The northern-France line: Casteel (Pas-de-Calais / Lille)
On the Holley / Casteel side, an (unvalidated) FamilySearch tree traces descent from du Chastel-de-Blangerval, seigneurs of Blangerval in Pas-de-Calais, northern France, with family places at Lille, Mello, and Toulon-sur-Arroux, plus holdings in Belgium and the Netherlands (source: Holley-family.pdf). This is in the far north of France and is a real detour from the wine regions, but it is reachable from the Champagne end of the trip — see Casteel / du Chastel Family of Blangerval, Blangerval (Blangerval-Blangermont), and Lille.
> Note: This line appears only in the PDF. The Ancestry GEDCOM does not contain it — no du Chastel, Casteel, Blangerval, or Netherlands/Belgium places, and its Archibald branch stops in Ohio (no Scotland). So the medieval northern-France connection rests entirely on the source Christy's research itself flags as unvalidated (source: Holley Family Tree.ged).
Mary's other ancestral lines (off this trip's geography)
These are recorded for completeness; none sit on or near the France → Alsace → Burgundy route. The GED documents several of them in deep detail (source: Holley Family Tree.ged):
- Rask / Sundell — Sweden. Marta Rask, b. 1879 in Forsa, Gävleborg (Hälsingland); the line runs back through Ilsbo, Harmånger and Bergsjö to the late 1700s; emigrated to Minneapolis 1893 (source: Holley-family.pdf; Holley Family Tree.ged).

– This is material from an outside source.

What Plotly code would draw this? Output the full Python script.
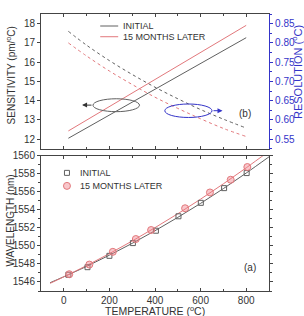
import plotly.graph_objects as go

# ---------------- data ----------------
temp_line = [20, 100, 200, 300, 400, 500, 600, 700, 800]
sens_initial = [12.05, 12.59, 13.26, 13.93, 14.60, 15.27, 15.94, 16.60, 17.27]
sens_later = [12.43, 12.99, 13.70, 14.40, 15.10, 15.80, 16.51, 17.21, 17.91]
res_initial = [0.830, 0.794, 0.754, 0.718, 0.685, 0.655, 0.627, 0.602, 0.579]
res_later = [0.800, 0.766, 0.727, 0.692, 0.659, 0.630, 0.603, 0.578, 0.557]

temp_initial = [20, 104, 200, 303, 404, 503, 601, 703, 802]
wl_initial = [1546.80, 1547.64, 1548.90, 1550.31, 1551.68, 1553.28, 1554.77, 1556.40, 1558.07]
temp_later = [24, 112, 215, 316, 383, 532, 641, 732, 805]
wl_later = [1546.86, 1547.93, 1549.34, 1550.76, 1551.76, 1554.17, 1555.92, 1557.33, 1558.74]

temp_fit = [-60, 0, 100, 200, 300, 400, 500, 600, 700, 800, 900]
fit_initial = [1545.92, 1546.58, 1547.73, 1548.97, 1550.28, 1551.68, 1553.16, 1554.71, 1556.35, 1558.07, 1559.87]
fit_later = [1545.85, 1546.57, 1547.82, 1549.14, 1550.54, 1552.02, 1553.56, 1555.18, 1556.88, 1558.65, 1560.49]

x_ticks = [0, 200, 400, 600, 800]
legend_labels = ["INITIAL", "15 MONTHS LATER"]

# ---------------- style ----------------
W, H = 304, 316
L, R, T, B = 40.7, 269.0, 14.0, 290.7
GRAY = "#606060"
RED = "#e2787c"
BLUE = "#3434c8"
FRAME = "#444444"
TXT = "#333333"
FONT = "Liberation Sans"


def px(xp):
    return (xp - L) / (R - L)


def py(yp):
    return (B - yp) / (B - T)


fig = go.Figure()

# top panel
fig.add_trace(go.Scatter(x=temp_line, y=sens_initial, mode="lines", xaxis="x2", yaxis="y2",
                         line=dict(color=GRAY, width=1), showlegend=False))
fig.add_trace(go.Scatter(x=temp_line, y=sens_later, mode="lines", xaxis="x2", yaxis="y2",
                         line=dict(color=RED, width=1), showlegend=False))
fig.add_trace(go.Scatter(x=temp_line, y=res_initial, mode="lines", xaxis="x2", yaxis="y3",
                         line=dict(color=GRAY, width=1, dash="dot", shape="spline"), showlegend=False))
fig.add_trace(go.Scatter(x=temp_line, y=res_later, mode="lines", xaxis="x2", yaxis="y3",
                         line=dict(color=RED, width=1, dash="dot", shape="spline"), showlegend=False))

# bottom panel
fig.add_trace(go.Scatter(x=temp_fit, y=fit_initial, mode="lines", xaxis="x", yaxis="y",
                         line=dict(color=GRAY, width=1, shape="spline"), showlegend=False))
fig.add_trace(go.Scatter(x=temp_fit, y=fit_later, mode="lines", xaxis="x", yaxis="y",
                         line=dict(color=RED, width=1, shape="spline"), showlegend=False))
fig.add_trace(go.Scatter(x=temp_initial, y=wl_initial, mode="markers", xaxis="x", yaxis="y",
                         marker=dict(symbol="square-open", size=5, color=GRAY, line=dict(width=1)),
                         showlegend=False))
fig.add_trace(go.Scatter(x=temp_later, y=wl_later, mode="markers", xaxis="x", yaxis="y",
                         marker=dict(symbol="circle", size=7, color="rgba(240,130,140,0.45)",
                                     line=dict(width=1, color=RED)),
                         showlegend=False))

ytop0 = py(148.7)
ybot1 = py(155.5)

axis_common = dict(showline=True, linecolor=FRAME, linewidth=1, ticklen=3, tickcolor=FRAME, automargin=False,
                   tickfont=dict(family=FONT, size=10, color=TXT), showgrid=False, zeroline=False)

fig.update_layout(
    width=W, height=H,
    margin=dict(l=L, r=W - R, t=T, b=H - B, pad=0, autoexpand=False),
    paper_bgcolor="white", plot_bgcolor="white",
    font=dict(family=FONT, color=TXT),
    xaxis=dict(domain=[0, 1], range=[-100, 900], anchor="y", ticks="inside", tickvals=x_ticks,
               mirror="ticks", minor=dict(ticks="inside", dtick=100, tick0=0, ticklen=2, tickcolor=FRAME),
               **axis_common),
    xaxis2=dict(domain=[0, 1], range=[-100, 900], anchor="y2", ticks="inside", tickvals=x_ticks,
                mirror="ticks", showticklabels=False, matches="x",
                minor=dict(ticks="inside", dtick=100, tick0=0, ticklen=2, tickcolor=FRAME),
                **axis_common),
    yaxis=dict(domain=[0, ybot1], range=[1545, 1560], anchor="x", ticks="outside", tick0=1546, dtick=2,
               mirror="ticks", minor=dict(ticks="outside", dtick=1, tick0=1545, ticklen=2, tickcolor=FRAME),
               **axis_common),
    yaxis2=dict(domain=[ytop0, 1], range=[11.5, 18.5], anchor="x2", ticks="outside", tick0=12, dtick=1,
                **axis_common),
    yaxis3=dict(overlaying="y2", side="right", anchor="x2", range=[0.525, 0.875], tick0=0.55, dtick=0.05,
                tickformat=".2f", showline=True, linecolor=BLUE, linewidth=1.2, ticks="outside",
                ticklen=3, tickcolor=BLUE, tickfont=dict(family=FONT, size=10, color=BLUE),
                showgrid=False, zeroline=False, automargin=False,
                minor=dict(ticks="outside", dtick=0.025, ticklen=2, tickcolor=BLUE)),
)

# ellipses and arrows (top panel)
fig.add_shape(type="circle", xref="x2", yref="y2", x0=128, x1=332, y0=13.43, y1=14.10,
              line=dict(color=GRAY, width=1))
fig.add_annotation(x=80, y=13.77, ax=128, ay=13.77, xref="x2", yref="y2", axref="x2", ayref="y2",
                   text="", showarrow=True, arrowhead=2, arrowsize=1, arrowwidth=1, arrowcolor="#333")
fig.add_shape(type="circle", xref="x2", yref="y3", x0=443, x1=650, y0=0.6064, y1=0.6414,
              line=dict(color=BLUE, width=1))
fig.add_annotation(x=696, y=0.624, ax=650, ay=0.624, xref="x2", yref="y3", axref="x2", ayref="y3",
                   text="", showarrow=True, arrowhead=2, arrowsize=1, arrowwidth=1, arrowcolor=BLUE)


def label(xp, yp, text, size=10, color=TXT, angle=0, xanchor="center"):
    fig.add_annotation(x=px(xp), y=py(yp), xref="paper", yref="paper", text=text, showarrow=False,
                       xanchor=xanchor, yanchor="middle", textangle=angle,
                       font=dict(family=FONT, size=size, color=color))


# top legend
for yy, col, lab in [(26.0, GRAY, legend_labels[0]), (36.7, RED, legend_labels[1])]:
    fig.add_shape(type="line", xref="paper", yref="paper", x0=px(100), x1=px(118), y0=py(yy), y1=py(yy),
                  line=dict(color=col, width=1))
    label(120.5, yy, lab, size=9, xanchor="left")

# bottom legend
fig.add_shape(type="rect", xref="paper", yref="paper", xsizemode="pixel", ysizemode="pixel",
              xanchor=px(66.7), yanchor=py(172.7), x0=-2.5, x1=2.5, y0=-2.5, y1=2.5,
              line=dict(color=GRAY, width=1))
fig.add_shape(type="circle", xref="paper", yref="paper", xsizemode="pixel", ysizemode="pixel",
              xanchor=px(66.7), yanchor=py(185.7), x0=-3.5, x1=3.5, y0=-3.5, y1=3.5,
              fillcolor="rgba(240,130,140,0.45)", line=dict(color=RED, width=1))
for yy, lab in [(172.7, legend_labels[0]), (185.7, legend_labels[1])]:
    label(78, yy, lab, size=9, xanchor="left")

# panel labels
label(245, 113.5, "(b)")
label(250, 267.5, "(a)")

# axis titles
label(11, 75, "SENSITIVITY (pm/<sup>o</sup>C)", size=10, angle=-90)
label(297, 72, "RESOLUTION (<sup>o</sup>C)", size=11, color=BLUE, angle=-90)
label(10, 220, "WAVELENGTH (nm)", size=10, angle=-90)
label(155, 310.5, "TEMPERATURE (<sup>o</sup>C)", size=10.5)

fig.write_html("out.html")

- Noble / Marsden / Taylor — England. A very deep Derbyshire tree (Wessington, Shirland, Alfreton, South Wingfield, Matlock, Ashover) back to the 1600s, plus Greaves of Nottinghamshire; the Childs branch from Ipstones, Staffordshire (source: Holley-family.pdf; Holley Family Tree.ged).

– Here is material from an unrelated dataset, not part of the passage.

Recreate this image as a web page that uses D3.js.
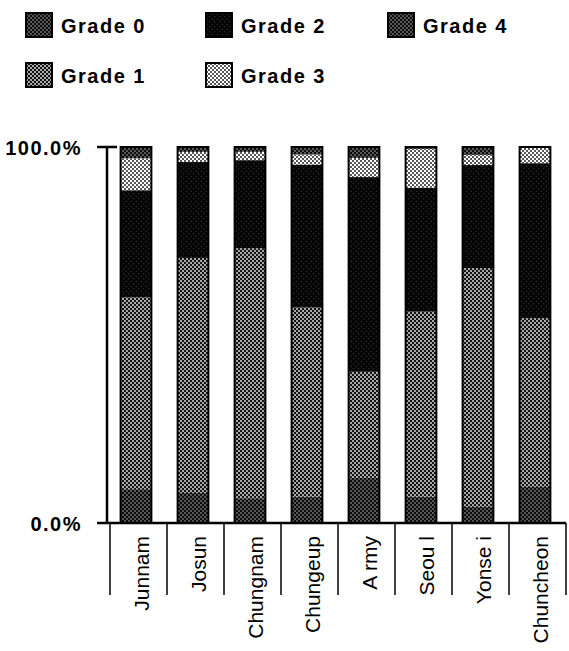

- Daugherty — Ireland. Thomas Daugherty, b. 1811 in Ireland (Roscommon per the PDF), emigrated 1844; his parents recorded in Latin as Joannis Dougherty & Mariae Mylet (source: Holley-family.pdf; Holley Family Tree.ged).
- Zagelow / Lueck — East Prussia & Germany. See the German-roots section above; off the trip (now Poland/Russia).
- Casteel / Archibald — only in the PDF. The Belgium/Netherlands (du Chastel) and Scotland (Gargunnock) connections are absent from the GED; see the Casteel note above (source: Holley-family.pdf).